Giving feedback to colleagues
Giving feedback to colleagues can feel like crossing a muddy minefield. One wrong move and – boom – you’re no longer the likeable boss you have tried so hard to be. At least, that’s how we imagine the situation to be. Alternatively, you might feel at home telling people how to do their job better, but none of it seems to stick. If there is ever an opportunity for frustration to build – through things left unsaid or undone – this is it.
So how do you turn the feedback culture around? Is it simply a matter of walking a delicate tightrope somewhere between the nice boss and the jerk boss? What effective leadership skills can help you when your team is ready to flinch at the first sign of criticism? There is an altogether different way to approach the many-tentacled monster of feedback, and it starts by allowing yourself to get stung.
Invite radical candor
“Not only did he permit Matt’s challenging him—he seemed to relish it… he wanted not just Matt but everyone at Google to feel comfortable criticizing authority—especially his.” – Kim Scott, Radical Candor – How To Be A Kick-Ass Boss Without Losing Your Humanity
In Radical Candor, Kim Scott chronicles how she started her own company as the nice boss. After waking up to the fact that her refusal to give candid feedback had stunted the growth of her company and confused those she employed, she switched lanes and started a job at Google.
At Google, she noticed that everyone was giving feedback to one another. Especially – to her surprise – to those they worked for, not only those that worked for them. She began following their example. Instead of focusing on giving feedback to her team, “I did everything I could to encourage people to criticize me…the team started to open up. We began to debate openly, and we had more fun together.”
Creating a culture of effective feedback starts by enabling others to feel they can give leadership feedback to you. And this requires being willing to change. You need to model how this feedback thing works from the top, asking questions about your work together, actively listening and learning through the process. As Kim remarked, “I learned just as much from the people who worked for me as from the people whom I worked for about how to be a good boss.”
Swap ‘being nice’ for radical transparency
“In an effort to create a positive, stress-free environment, I side-stepped the difficult but necessary part of being a boss: telling people clearly and directly when their work wasn’t good enough..” – Kim Scott, Radical Candor – How To Be A Kick-Ass Boss Without Losing Your Humanity
Chances are, if you want to be the nice boss, what you really want is harmony between people. This isn’t a bad thing at all. But you need to recognise that real harmony, the kind that is rooted in trust, can only come about when people are candid as well as cared for.
You can still take the time to care. But demonstrate that care through spending time with your team, listening to what matters to them, and opening up about your own life. Share your struggles in radical transparency. When people know one another, it removes a layer of reserve that enables better feedback to flow both ways.

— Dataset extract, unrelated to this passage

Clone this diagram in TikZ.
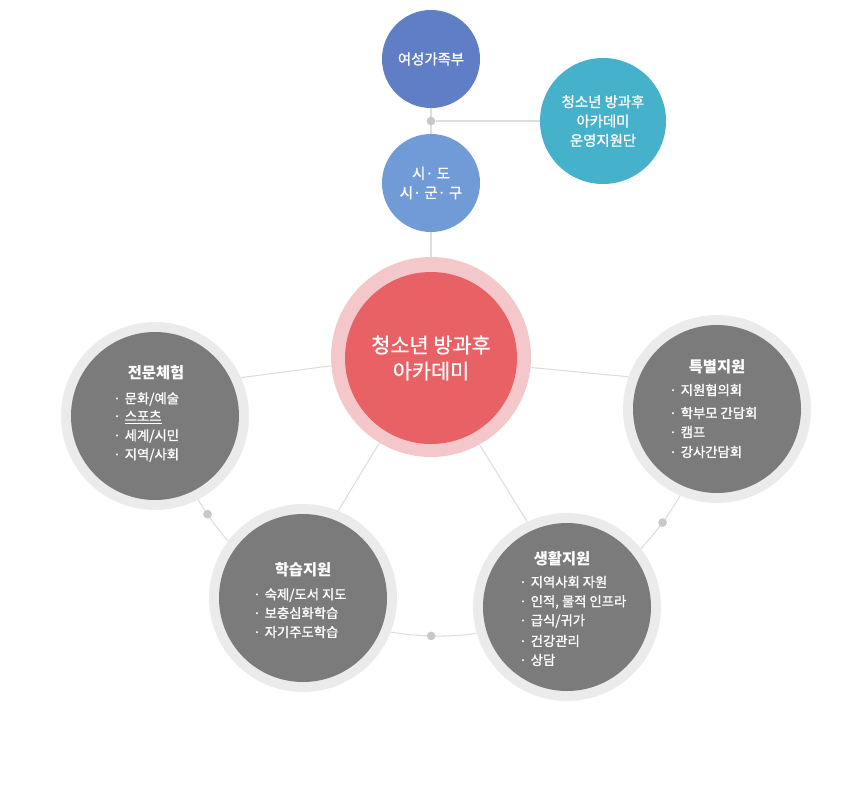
\documentclass[tikz,border=0pt]{standalone}
\usepackage{fontspec}
\setmainfont{Noto Sans CJK KR}
\newfontfamily\krsemi[FakeBold=1.3]{Noto Sans CJK KR}
\newfontfamily\krmid[FakeBold=0.8]{Noto Sans CJK KR}
\usetikzlibrary{backgrounds,calc}
\definecolor{cYeo}{RGB}{96,126,197}
\definecolor{cUn}{RGB}{70,177,203}
\definecolor{cSi}{RGB}{113,155,215}
\definecolor{cRed}{RGB}{232,97,100}
\definecolor{cPink}{RGB}{244,200,202}
\definecolor{cGray}{RGB}{123,123,123}
\definecolor{cRing}{RGB}{235,235,235}
\definecolor{cLine}{RGB}{221,221,221}
\definecolor{cDot}{RGB}{200,200,200}
\newcommand{\bul}{·\hspace{3pt}}
\begin{document}
\begin{tikzpicture}[x=0.75pt,y=-0.75pt,
  topc/.style={circle,inner sep=0pt,text=white,align=center,font=\krsemi\fontsize{10.8}{14.5}\selectfont},
  ring/.style={circle,inner sep=0pt,fill=cRing,minimum size=141pt},
  core/.style={circle,inner sep=0pt,fill=cGray,minimum size=126pt},
  ttl/.style={text=white,font=\bfseries\fontsize{11.5}{13}\selectfont,inner sep=0pt},
  itm/.style={text=white,font=\krsemi\fontsize{10}{12}\selectfont,inner sep=0pt,anchor=west},
  conn/.style={draw=cLine,line width=0.8pt},
  dotc/.style={circle,fill=cDot,inner sep=0pt,minimum size=6.5pt}]
\useasboundingbox (0,0) rectangle (860,789);
% top circles
\node[topc,fill=cYeo,minimum size=73.5pt] (yg) at (431,59) {여성가족부};
\node[topc,fill=cUn,minimum size=94.5pt] (uy) at (603,121) {청소년 방과후\\아카데미\\운영지원단};
\node[topc,fill=cSi,minimum size=73.5pt] (sd) at (431,183) {시· 도\\시· 군· 구};
\node[dotc] (td) at (431,121) {};
% centre
\node[circle,inner sep=0pt,fill=cPink,minimum size=150pt] (ctrO) at (431,357) {};
\node[circle,inner sep=0pt,fill=cRed,minimum size=129pt,text=white,align=center,
  font=\krmid\fontsize{15.6}{19.5}\selectfont] (ctr) at (431,358) {청소년 방과후\\아카데미};
% satellites
\node[ring] (jmO) at (155,416) {};
\node[core] (jm) at (155,416) {};
\node[ring] (tbO) at (717,409) {};
\node[core] (tb) at (717,409) {};
\node[ring] (hsO) at (303,598) {};
\node[core] (hs) at (303,598) {};
\node[ring] (shO) at (567,607) {};
\node[core] (sh) at (567,607) {};
% texts
\node[ttl] (jmT) at (156,373) {전문체험};
\node[itm] (jm1) at (113,399) {\bul 문화/예술};
\node[itm] (jm2) at (113,417) {\bul \underline{스포츠}};
\node[itm] (jm3) at (113,436) {\bul 세계/시민};
\node[itm] (jm4) at (113,455) {\bul 지역/사회};
\node[ttl] (tbT) at (717,367) {특별지원};
\node[itm] (tb1) at (669,390) {\bul 지원협의회};
\node[itm] (tb2) at (669,413) {\bul 학부모 간담회};
\node[itm] (tb3) at (669,432) {\bul 캠프};
\node[itm] (tb4) at (669,452) {\bul 강사간담회};
\node[ttl] (hsT) at (303,570) {학습지원};
\node[itm] (hs1) at (253,595) {\bul 숙제/도서 지도};
\node[itm] (hs2) at (253,613) {\bul 보충심화학습};
\node[itm] (hs3) at (253,632) {\bul 자기주도학습};
\node[ttl] (shT) at (562,559) {생활지원};
\node[itm] (sh1) at (519,582) {\bul 지역사회 자원};
\node[itm] (sh2) at (519,602) {\bul 인적, 물적 인프라};
\node[itm] (sh3) at (519,621) {\bul 급식/귀가};
\node[itm] (sh4) at (519,641) {\bul 건강관리};
\node[itm] (sh5) at (519,660) {\bul 상담};
% connectors
\begin{pgfonlayer}{background}
\coordinate (arcC) at (438,357);
\draw[conn] ($(arcC)+(168:279)$) arc (168:10:279);
\node[dotc] (d1) at ($(arcC)+(145.7:279)$) {};
\node[dotc] (d2) at ($(arcC)+(91.4:279)$) {};
\node[dotc] (d3) at ($(arcC)+(36.4:279)$) {};
\draw[conn] (yg.south) -- (sd.north);
\draw[conn] (td) -- (uy.west);
\draw[conn] (sd.south) -- (ctrO.north);
\draw[conn] (ctrO.185.7) -- (jmO.24);
\draw[conn] (ctrO.-6.3) -- (tbO.160.8);
\draw[conn] (ctrO.239.2) -- (hsO.68);
\draw[conn] (ctrO.299.8) -- (shO.115.2);
\end{pgfonlayer}
\end{tikzpicture}
\end{document}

Point out people’s strengths, but don’t be false about it. Praising people where they are weak only confuses them and can invalidate the other encouragement you give. But always be looking for something to encourage – and add your feedback to this habit. As Amy Jenkins, the CEO of Education Elements, says, “get them to a place when they can’t wait for you to come because when you do they know they will learn something too.”
Create a 360 feedback environment
“Believe me, you don’t want to be at a company where there is more candor in the hallways than in the rooms where fundamental ideas or policy are being hashed out.Candor isn’t cruel. It does not destroy. On the contrary, any successful feedback system is built on empathy, on the idea that we are all in this together, that we understand your pain because we’ve experienced it ourselves.” – Ed Catmull, Creativity Inc.
So how do you give feedback? Well, once you are in flow with receiving criticism, being transparent and encouraging the strengths of others, you’ll likely find people are near-desperate to hear what you have to say that could improve their work. Your feedback will also be a sign that you respect them enough and care enough to help them raise their game.
As Marcus Buckingham and Ashley Goodall note in the Harvard Business Review, “Learning happens when we see how we might do something better by adding some new nuance or expansion to our own understanding.” This kind of feedback can and should be given at any opportunity. Removing feedback from the formal context of an annual review and placing it firmly in your everyday work together takes the pressure out of the process, and makes the whole affair feel like a normal part of your working relationship.
Don’t just stop at yourself. When you encourage this giving and receiving of feedback among all team members, your entire team gets smarter. Your team might have more disagreements, maybe even more arguments, but they’ll also have a lot more fun. Team coaching could help you with this. Everyone will feel invested in everyone else and the word team will have more weight to it than ever.